Friday, February 6, 2009

The Preparator

Greg Brown posted this great quote over on the 'Vertebrate Paleontology Preparation and Conservation' group on facebook (you should join), and I just had to share it with you all:

"This is from a review (written by Gilbert Stucker, 1977) of A. E. Rixon's prep manual...thought it was interesting and worth sharing:

"The trouble with fossils is that they are found encased in rock. An elaborate technology -- one might almost call it a 'mystique' -- has grown up around the need to remove this rock, while still preserving its contents. [Rixon] shares membership in that dedicated body of workers referred to facetiously by the late D. R. Barton as 'the Jimmy Valentines of Science' -- the middlemen through whose hands a petrification must normally pass before it can be properly evaluated as a scientific object. Known to the profession as 'preparators', their job specifications read like those of a jack-of-all-trades -- stonemason, prospector, expedition organizer, cook, mechanic, blacksmith, chemist, and, sometimes, artist. The work can be ardous and is usually of painstaking character, requiring infinite patience, skill, and a knowledge of animal osteology."

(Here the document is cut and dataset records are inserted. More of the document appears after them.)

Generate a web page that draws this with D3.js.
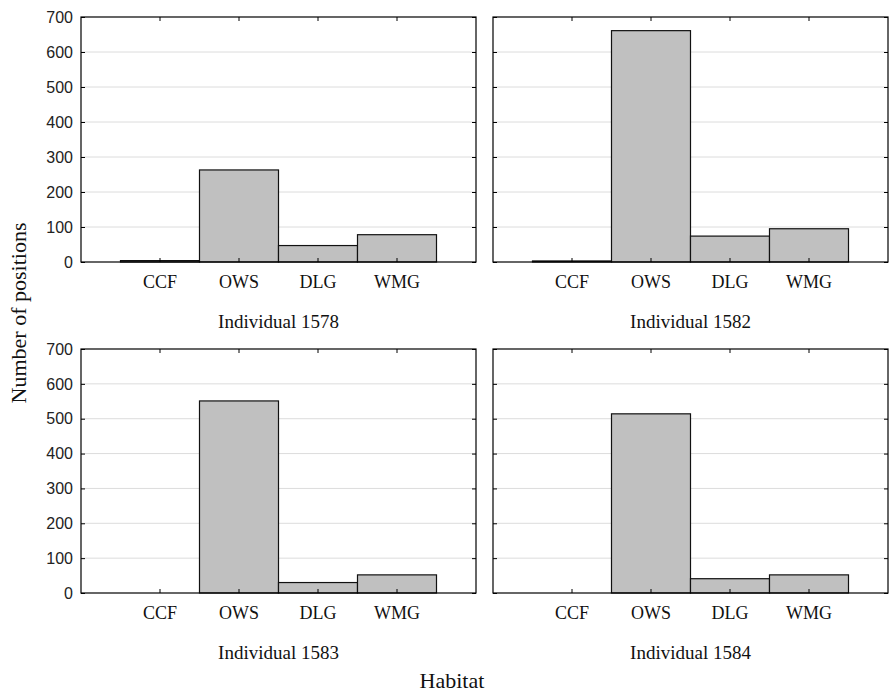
<!DOCTYPE html>
<html>
<head>
<meta charset="utf-8">
<script src="https://cdn.jsdelivr.net/npm/d3@7"></script>
<style>
body { margin: 0; background: #fff; }
</style>
</head>
<body>
<script>
let width = 893;
let height = 697;

const habitats = ['CCF', 'OWS', 'DLG', 'WMG'];
const individuals = ['Individual 1578', 'Individual 1582', 'Individual 1583', 'Individual 1584'];
const counts1578 = [4, 263, 47, 78];
const counts1582 = [3, 661, 74, 95];
const counts1583 = [0, 551, 30, 52];
const counts1584 = [0, 514, 41, 52];
const yTicks = [0, 100, 200, 300, 400, 500, 600, 700];

const allCounts = [counts1578, counts1582, counts1583, counts1584];

// panel boxes: left/right columns, top/bottom rows
const cols = [[81, 476], [493, 888]];
const rows = [[17, 262], [349, 593]];

let svg = d3.select('body').append('svg')
	.attr('width', width)
	.attr('height', height);

const serif = '"Liberation Serif", "Times New Roman", serif';
const sans = '"Liberation Sans", Arial, sans-serif';

for (let p = 0; p < 4; p++) {
	const c = cols[p % 2];
	const r = rows[Math.floor(p / 2)];
	const data = allCounts[p];

	const x = d3.scaleBand()
		.domain(habitats)
		.range(c)
		.paddingInner(0)
		.paddingOuter(0.5);
	const y = d3.scaleLinear()
		.domain([0, 700])
		.range([r[1], r[0]]);

	let g = svg.append('g');

	// grid lines
	g.selectAll('.grid')
		.data(yTicks.slice(1, -1))
		.enter().append('line')
		.attr('x1', c[0])
		.attr('x2', c[1])
		.attr('y1', d => y(d))
		.attr('y2', d => y(d))
		.style('stroke', '#dcdcdc')
		.style('stroke-width', 1);

	// bars
	g.selectAll('.bar')
		.data(data)
		.enter().append('rect')
		.attr('x', (d, i) => x(habitats[i]))
		.attr('width', x.bandwidth())
		.attr('y', d => y(d))
		.attr('height', d => y(0) - y(d))
		.style('fill', '#c0c0c0')
		.style('stroke', d => d > 0 ? '#111' : 'none')
		.style('stroke-width', 1.2);

	// inward ticks on all four sides
	const left = g.append('g')
		.attr('transform', 'translate(' + c[0] + ',0)')
		.call(d3.axisRight(y).tickValues(yTicks).tickSize(4).tickFormat(''));
	const right = g.append('g')
		.attr('transform', 'translate(' + c[1] + ',0)')
		.call(d3.axisLeft(y).tickValues(yTicks).tickSize(4).tickFormat(''));
	const top = g.append('g')
		.attr('transform', 'translate(0,' + r[0] + ')')
		.call(d3.axisBottom(x).tickSize(4).tickFormat(''));
	const bottom = g.append('g')
		.attr('transform', 'translate(0,' + r[1] + ')')
		.call(d3.axisTop(x).tickSize(4).tickFormat(''));
	[left, right, top, bottom].forEach(a => {
		a.select('.domain').remove();
		a.selectAll('line').style('stroke', '#000');
	});

	// frame
	g.append('rect')
		.attr('x', c[0])
		.attr('y', r[0])
		.attr('width', c[1] - c[0])
		.attr('height', r[1] - r[0])
		.style('fill', 'none')
		.style('stroke', '#000')
		.style('stroke-width', 1.2);

	// y tick labels on the left column only
	if (p % 2 === 0) {
		g.selectAll('.ylab')
			.data(yTicks)
			.enter().append('text')
			.attr('x', c[0] - 8)
			.attr('y', d => y(d))
			.attr('dy', '0.36em')
			.attr('text-anchor', 'end')
			.style('font-family', sans)
			.style('font-size', '16px')
			.style('fill', '#222')
			.text(d => d);
	}

	// category labels
	g.selectAll('.xlab')
		.data(habitats)
		.enter().append('text')
		.attr('x', d => x(d) + x.bandwidth() / 2)
		.attr('y', r[1] + 26)
		.attr('text-anchor', 'middle')
		.style('font-family', serif)
		.style('font-size', '18px')
		.style('fill', '#111')
		.text(d => d);

	// panel title under the axis
	g.append('text')
		.attr('x', (c[0] + c[1]) / 2)
		.attr('y', r[1] + 66)
		.attr('text-anchor', 'middle')
		.style('font-family', serif)
		.style('font-size', '19px')
		.style('fill', '#111')
		.text(individuals[p]);
}

svg.append('text')
	.attr('transform', 'translate(26,313) rotate(-90)')
	.attr('text-anchor', 'middle')
	.style('font-family', serif)
	.style('font-size', '22px')
	.style('fill', '#111')
	.text('Number of positions');

svg.append('text')
	.attr('x', 452)
	.attr('y', 688)
	.attr('text-anchor', 'middle')
	.style('font-family', serif)
	.style('font-size', '22px')
	.style('fill', '#111')
	.text('Habitat');
</script>
</body>
</html>
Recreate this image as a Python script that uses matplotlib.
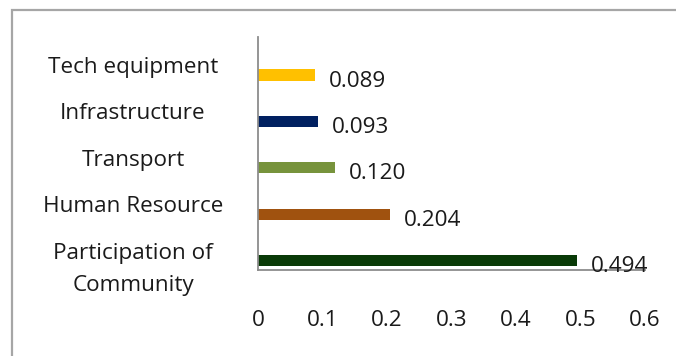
import matplotlib.pyplot as plt
import matplotlib.transforms as mtransforms
from matplotlib.patches import Rectangle

# Categories from bottom to top
categories = ['Participation of\nCommunity', 'Human Resource', 'Transport',
              'Infrastructure', 'Tech equipment']
values = [0.494, 0.204, 0.120, 0.093, 0.089]
value_labels = ['0.494', '0.204', '0.120', '0.093', '0.089']
colors = ['#093A07', '#A0520F', '#77933C', '#002060', '#FFC000']
x_ticks = [0, 0.1, 0.2, 0.3, 0.4, 0.5, 0.6]
x_tick_labels = ['0', '0.1', '0.2', '0.3', '0.4', '0.5', '0.6']

plt.rcParams['font.family'] = ['Open Sans', 'DejaVu Sans']
txt_color = '#1A1A1A'
fs = 16.2

fig = plt.figure(figsize=(6.76, 3.56), dpi=100)
# outer chart frame (runs off the right and bottom edges)
fig.patches.append(Rectangle((12 / 676, -0.5), 2.0, 0.5 + (356 - 10) / 356,
                             transform=fig.transFigure, fill=False,
                             edgecolor='#A6A6A6', linewidth=1.6))

ax = fig.add_axes([258 / 676, (356 - 270) / 356, (645 - 258) / 676, (270 - 37) / 356])

pos = list(range(len(categories)))
ax.barh(pos, values, height=0.24, color=colors)

ax.set_xlim(0, 0.6)
ax.set_ylim(-0.2, 4.82)

for s in ['top', 'right']:
    ax.spines[s].set_visible(False)
for s in ['left', 'bottom']:
    ax.spines[s].set_color('#8C8C8C')
    ax.spines[s].set_linewidth(1.3)

ax.set_xticks(x_ticks)
ax.set_xticklabels(x_tick_labels, fontsize=fs, color=txt_color)
ax.tick_params(axis='x', length=0, pad=28.5)
ax.set_yticks([])

# category labels, sitting a little above each bar
trans = mtransforms.blended_transform_factory(ax.transAxes, ax.transData)
lift = mtransforms.ScaledTranslation(0, 18 / 100, fig.dpi_scale_trans)
for p, name in zip(pos, categories):
    ax.text(-0.323, p, name, transform=trans + lift, ha='center', va='top',
            fontsize=fs, color=txt_color, linespacing=1.7)

# value labels
for p, v, lab in zip(pos, values, value_labels):
    ax.annotate(lab, (v, p), xytext=(10, -4.3), textcoords='offset points',
                ha='left', va='center', fontsize=fs, color=txt_color)

fig.savefig('out.png', dpi=100)
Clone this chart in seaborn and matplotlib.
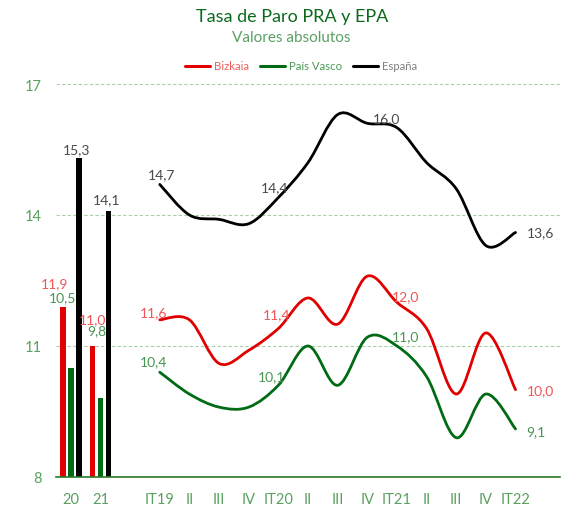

On a related note, don't forget about the Second Annual Fossil Preparation and Collections Symposium* which will be held this year at the Tate Museum on Friday, June 5th (2009). Start making your plans!

*previous blog post on the meeting


Anonymous said...

Many people have suggested I become a Fossil Preparator instead of a Vertebrate Paleontologist. I declined because I think you paleontologists get to work with them more often and actually study them. I think you Paleontologists are also preparators, but, I didn't want to do just that. Any tips on my "road" to becoming a Paleontologist?

ReBecca Hunt-Foster said...

I think they can be one in the same. I consider myself to be both a preparator and a vertebrate paleontologist. I also think that anyone who just wants to be a "paleontologist" should prep for at least a short amount of time so they have a better understanding of how it works and so you have more respect for preparators. To many paleontologist have no respect for preparators and treat them as lesser forms of life and that is just a pet peeve of mine. Without preparators there would not be many fossils to study. I enjoy prep'ing, it is a great way to decompress.

Anonymous said...

And, get one on one with the specimen before it's mounted and visitors get to view it. Thanks for the tip.

BTW, people like that can be just full of themselves sometimes.

ReBecca Hunt-Foster said...

Just my $.02

Anonymous said...

Paleontological knowledge often "trickles down" from the academic paleontologist to the preparator, but it is far less common for preparation knowledge to "trickle up". It is essential that a preparator know as much as possible about paleontological research in order to do his/her job well...but there is seldom a real need for an academic paleontologist to know the techniques and materials of preparation unless they, saddly, have no "Jimmy Valentine" of their own to support their research.

In reality, both sub-disciplines (academic paleontologist and preparator) must spend all of their time keeping up with their own sub-disciplines if they expect to do their jobs well. The sub-discipline "paleontologist" includes paleontology; the sub-discipline "preparation" includes paleontology and preparation and conservation.

It all boils down to what you want from life. If you love to work with your hands AND your mind, if you are thrilled at the opportunity to discover something new with every brush or tool stroke and if you take pride in accomplishing physical perfection in a specimen your paleontologist boss thinks is impossible...become a preparator!